2.) Geico informed Plaintiff that Defendant’s address was the same as Fernando
E. Gutierrez’s. (Id. ¶ 7.)
Later, once default judgment was
granted, and judgment remained unsatisfied, Plaintiff successfully requested
that Defendant’s driver’s license be suspended. (Id. ¶ 12.) On September
4, 2023, Plaintiff received a notice of suspension of Defendant’s driver’s
license which contained a different address for Defendant. Plaintiff then
mailed a letter to Defendant using the Northridge address. (Id. ¶ 13,
Exh. 6.) Plaintiff’s counsel contends that none of the letters sent to the
original address were ever returned as non-deliverable.
Based on this information, the Court finds
Defendant has rebutted the presumption of proper service through his
declaration that he moved from the Sun Valley address in October 2018 and was
not present at that location when service was purportedly executed.

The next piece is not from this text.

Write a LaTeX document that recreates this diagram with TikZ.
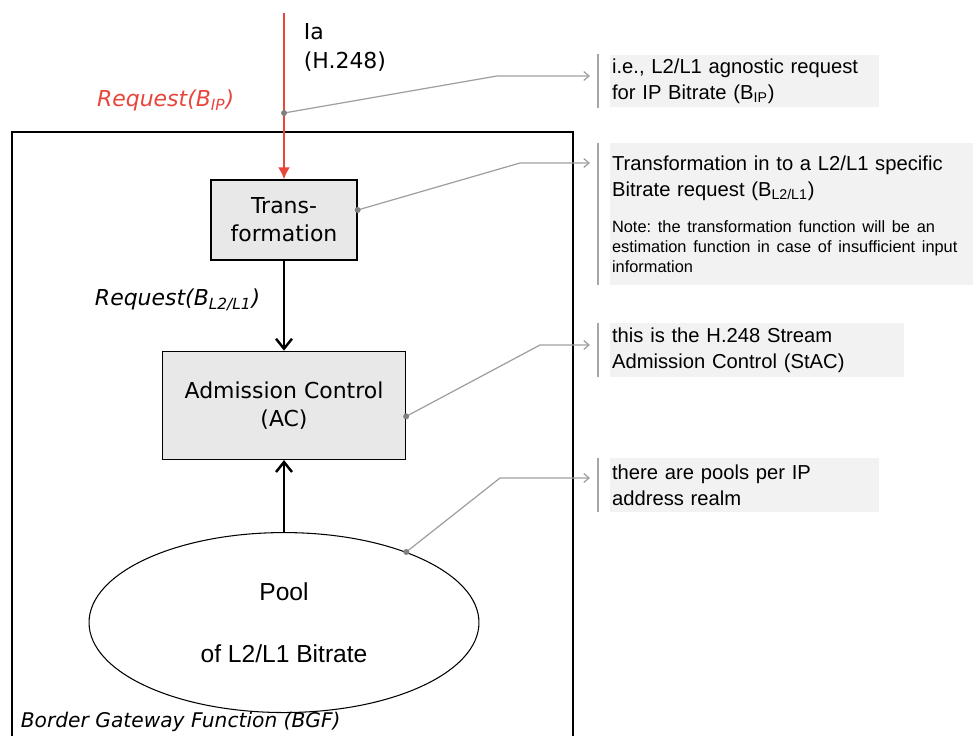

However,
Defendant provides no evidence disputing that his father resides at the Sun
Valley address or additional evidence regarding the possibility that he was at
the location on August 3, 2021. On the other hand, Plaintiff does not provide
proof that she discovered Defendant’s address through a DMV search, but rather
relied on representations from Geico. Plaintiff provides no declaration from
Geico attesting to this, or explaining how it discovered Defendant’s address.
Therefore, in light of these gaps, and considering that Defendant informed his
insurer when he purportedly first learned of the default and lawsuit in
September 2023, and resolving all doubts in favor of relief, the motion is
granted.
CONCLUSION AND
ORDER
Therefore, the Court GRANTS Defendant’s Motion to Set Aside the
Default and default judgment.
Defendant shall file and serve his proposed
answer within 10 days.
Defendant to provide notice and file a proof of service of such.
[1] Though
Defendant asserts Code of Procedure section 473.5 in the notice of motion, the memorandum
of points and authorities only seeks relief under section 473(d). Therefore,
the Court will analyze this motion under section 473(d).